<<<<

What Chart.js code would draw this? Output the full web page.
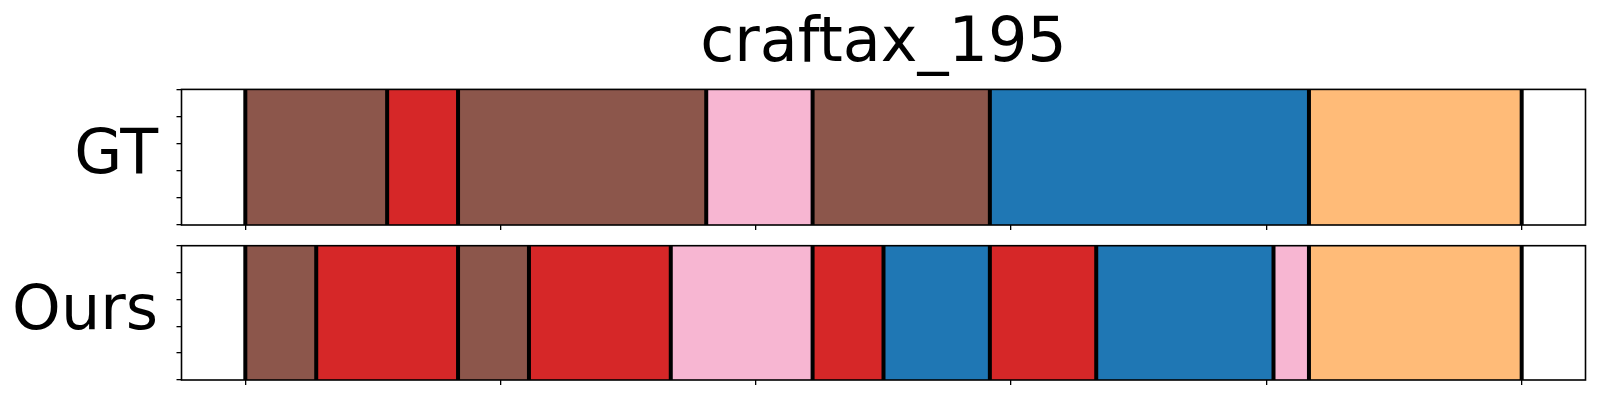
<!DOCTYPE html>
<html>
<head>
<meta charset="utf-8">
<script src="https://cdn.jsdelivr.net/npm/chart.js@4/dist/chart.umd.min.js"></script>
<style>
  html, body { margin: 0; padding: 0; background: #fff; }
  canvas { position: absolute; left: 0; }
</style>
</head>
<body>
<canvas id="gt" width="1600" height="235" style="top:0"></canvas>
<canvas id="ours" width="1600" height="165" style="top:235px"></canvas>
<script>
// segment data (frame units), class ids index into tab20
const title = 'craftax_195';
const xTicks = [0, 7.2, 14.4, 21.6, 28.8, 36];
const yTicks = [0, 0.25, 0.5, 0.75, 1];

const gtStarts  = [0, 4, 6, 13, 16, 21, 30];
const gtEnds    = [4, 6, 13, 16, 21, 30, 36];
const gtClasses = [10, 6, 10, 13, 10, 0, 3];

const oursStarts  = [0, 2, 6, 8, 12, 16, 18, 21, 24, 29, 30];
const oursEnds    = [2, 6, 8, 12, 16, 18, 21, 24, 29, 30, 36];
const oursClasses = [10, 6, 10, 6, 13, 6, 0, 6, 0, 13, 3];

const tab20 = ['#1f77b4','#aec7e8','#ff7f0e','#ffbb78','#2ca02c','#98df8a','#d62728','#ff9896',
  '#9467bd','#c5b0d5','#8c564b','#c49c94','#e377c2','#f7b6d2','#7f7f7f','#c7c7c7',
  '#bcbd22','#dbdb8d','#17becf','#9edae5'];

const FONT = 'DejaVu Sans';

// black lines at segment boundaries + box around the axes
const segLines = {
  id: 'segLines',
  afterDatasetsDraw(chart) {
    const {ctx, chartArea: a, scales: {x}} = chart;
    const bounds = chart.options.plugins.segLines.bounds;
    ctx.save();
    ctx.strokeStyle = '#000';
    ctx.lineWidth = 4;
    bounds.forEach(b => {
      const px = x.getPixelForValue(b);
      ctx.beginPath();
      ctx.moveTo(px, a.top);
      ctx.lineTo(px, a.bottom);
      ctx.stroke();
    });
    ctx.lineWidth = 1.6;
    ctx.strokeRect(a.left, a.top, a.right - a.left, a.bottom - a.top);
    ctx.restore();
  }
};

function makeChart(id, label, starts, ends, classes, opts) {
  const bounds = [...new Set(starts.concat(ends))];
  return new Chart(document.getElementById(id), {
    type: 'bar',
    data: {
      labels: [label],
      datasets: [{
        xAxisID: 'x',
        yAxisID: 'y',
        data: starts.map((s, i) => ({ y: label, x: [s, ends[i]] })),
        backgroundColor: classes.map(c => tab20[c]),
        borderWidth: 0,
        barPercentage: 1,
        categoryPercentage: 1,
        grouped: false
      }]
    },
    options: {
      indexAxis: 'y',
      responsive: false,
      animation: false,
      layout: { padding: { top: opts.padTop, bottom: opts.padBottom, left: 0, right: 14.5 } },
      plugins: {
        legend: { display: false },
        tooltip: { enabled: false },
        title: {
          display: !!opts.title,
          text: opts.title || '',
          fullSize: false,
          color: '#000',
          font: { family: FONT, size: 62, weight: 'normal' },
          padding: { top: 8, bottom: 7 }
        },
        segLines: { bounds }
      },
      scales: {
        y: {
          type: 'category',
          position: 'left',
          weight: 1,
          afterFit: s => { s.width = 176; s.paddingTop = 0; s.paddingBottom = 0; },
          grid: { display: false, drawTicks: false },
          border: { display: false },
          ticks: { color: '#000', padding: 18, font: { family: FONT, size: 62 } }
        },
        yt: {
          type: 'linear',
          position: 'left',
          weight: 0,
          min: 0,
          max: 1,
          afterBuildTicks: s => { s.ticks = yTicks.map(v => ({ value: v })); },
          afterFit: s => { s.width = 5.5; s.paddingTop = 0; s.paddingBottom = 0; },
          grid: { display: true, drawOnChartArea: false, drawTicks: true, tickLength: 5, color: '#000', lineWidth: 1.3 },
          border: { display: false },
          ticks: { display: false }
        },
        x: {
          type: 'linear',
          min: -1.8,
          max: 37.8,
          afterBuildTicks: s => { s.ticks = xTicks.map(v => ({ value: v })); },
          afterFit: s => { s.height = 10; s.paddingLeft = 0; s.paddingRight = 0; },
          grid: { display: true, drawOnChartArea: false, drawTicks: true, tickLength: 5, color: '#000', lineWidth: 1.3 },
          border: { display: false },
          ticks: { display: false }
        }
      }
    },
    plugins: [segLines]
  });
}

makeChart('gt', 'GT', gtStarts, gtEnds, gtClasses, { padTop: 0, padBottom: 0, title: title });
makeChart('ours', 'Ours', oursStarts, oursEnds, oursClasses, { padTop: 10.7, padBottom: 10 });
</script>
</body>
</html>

>>>>

# TASK TO COMPLETE:
Retype the listing exactly. Pictures do not belong in the copy.

# RESPONSE FOR THIS EXERCISE:
What Chart.js code would draw this? Output the full web page.
<!DOCTYPE html>
<html>
<head>
<meta charset="utf-8">
<script src="https://cdn.jsdelivr.net/npm/chart.js@4/dist/chart.umd.min.js"></script>
<style>
  html, body { margin: 0; padding: 0; background: #fff; }
  canvas { position: absolute; left: 0; }
</style>
</head>
<body>
<canvas id="gt" width="1600" height="235" style="top:0"></canvas>
<canvas id="ours" width="1600" height="165" style="top:235px"></canvas>
<script>
// segment data (frame units), class ids index into tab20
const title = 'craftax_195';
const xTicks = [0, 7.2, 14.4, 21.6, 28.8, 36];
const yTicks = [0, 0.25, 0.5, 0.75, 1];

const gtStarts  = [0, 4, 6, 13, 16, 21, 30];
const gtEnds    = [4, 6, 13, 16, 21, 30, 36];
const gtClasses = [10, 6, 10, 13, 10, 0, 3];

const oursStarts  = [0, 2, 6, 8, 12, 16, 18, 21, 24, 29, 30];
const oursEnds    = [2, 6, 8, 12, 16, 18, 21, 24, 29, 30, 36];
const oursClasses = [10, 6, 10, 6, 13, 6, 0, 6, 0, 13, 3];

const tab20 = ['#1f77b4','#aec7e8','#ff7f0e','#ffbb78','#2ca02c','#98df8a','#d62728','#ff9896',
  '#9467bd','#c5b0d5','#8c564b','#c49c94','#e377c2','#f7b6d2','#7f7f7f','#c7c7c7',
  '#bcbd22','#dbdb8d','#17becf','#9edae5'];

const FONT = 'DejaVu Sans';

// black lines at segment boundaries + box around the axes
const segLines = {
  id: 'segLines',
  afterDatasetsDraw(chart) {
    const {ctx, chartArea: a, scales: {x}} = chart;
    const bounds = chart.options.plugins.segLines.bounds;
    ctx.save();
    ctx.strokeStyle = '#000';
    ctx.lineWidth = 4;
    bounds.forEach(b => {
      const px = x.getPixelForValue(b);
      ctx.beginPath();
      ctx.moveTo(px, a.top);
      ctx.lineTo(px, a.bottom);
      ctx.stroke();
    });
    ctx.lineWidth = 1.6;
    ctx.strokeRect(a.left, a.top, a.right - a.left, a.bottom - a.top);
    ctx.restore();
  }
};

function makeChart(id, label, starts, ends, classes, opts) {
  const bounds = [...new Set(starts.concat(ends))];
  return new Chart(document.getElementById(id), {
    type: 'bar',
    data: {
      labels: [label],
      datasets: [{
        xAxisID: 'x',
        yAxisID: 'y',
        data: starts.map((s, i) => ({ y: label, x: [s, ends[i]] })),
        backgroundColor: classes.map(c => tab20[c]),
        borderWidth: 0,
        barPercentage: 1,
        categoryPercentage: 1,
        grouped: false
      }]
    },
    options: {
      indexAxis: 'y',
      responsive: false,
      animation: false,
      layout: { padding: { top: opts.padTop, bottom: opts.padBottom, left: 0, right: 14.5 } },
      plugins: {
        legend: { display: false },
        tooltip: { enabled: false },
        title: {
          display: !!opts.title,
          text: opts.title || '',
          fullSize: false,
          color: '#000',
          font: { family: FONT, size: 62, weight: 'normal' },
          padding: { top: 8, bottom: 7 }
        },
        segLines: { bounds }
      },
      scales: {
        y: {
          type: 'category',
          position: 'left',
          weight: 1,
          afterFit: s => { s.width = 176; s.paddingTop = 0; s.paddingBottom = 0; },
          grid: { display: false, drawTicks: false },
          border: { display: false },
          ticks: { color: '#000', padding: 18, font: { family: FONT, size: 62 } }
        },
        yt: {
          type: 'linear',
          position: 'left',
          weight: 0,
          min: 0,
          max: 1,
          afterBuildTicks: s => { s.ticks = yTicks.map(v => ({ value: v })); },
          afterFit: s => { s.width = 5.5; s.paddingTop = 0; s.paddingBottom = 0; },
          grid: { display: true, drawOnChartArea: false, drawTicks: true, tickLength: 5, color: '#000', lineWidth: 1.3 },
          border: { display: false },
          ticks: { display: false }
        },
        x: {
          type: 'linear',
          min: -1.8,
          max: 37.8,
          afterBuildTicks: s => { s.ticks = xTicks.map(v => ({ value: v })); },
          afterFit: s => { s.height = 10; s.paddingLeft = 0; s.paddingRight = 0; },
          grid: { display: true, drawOnChartArea: false, drawTicks: true, tickLength: 5, color: '#000', lineWidth: 1.3 },
          border: { display: false },
          ticks: { display: false }
        }
      }
    },
    plugins: [segLines]
  });
}

makeChart('gt', 'GT', gtStarts, gtEnds, gtClasses, { padTop: 0, padBottom: 0, title: title });
makeChart('ours', 'Ours', oursStarts, oursEnds, oursClasses, { padTop: 10.7, padBottom: 10 });
</script>
</body>
</html>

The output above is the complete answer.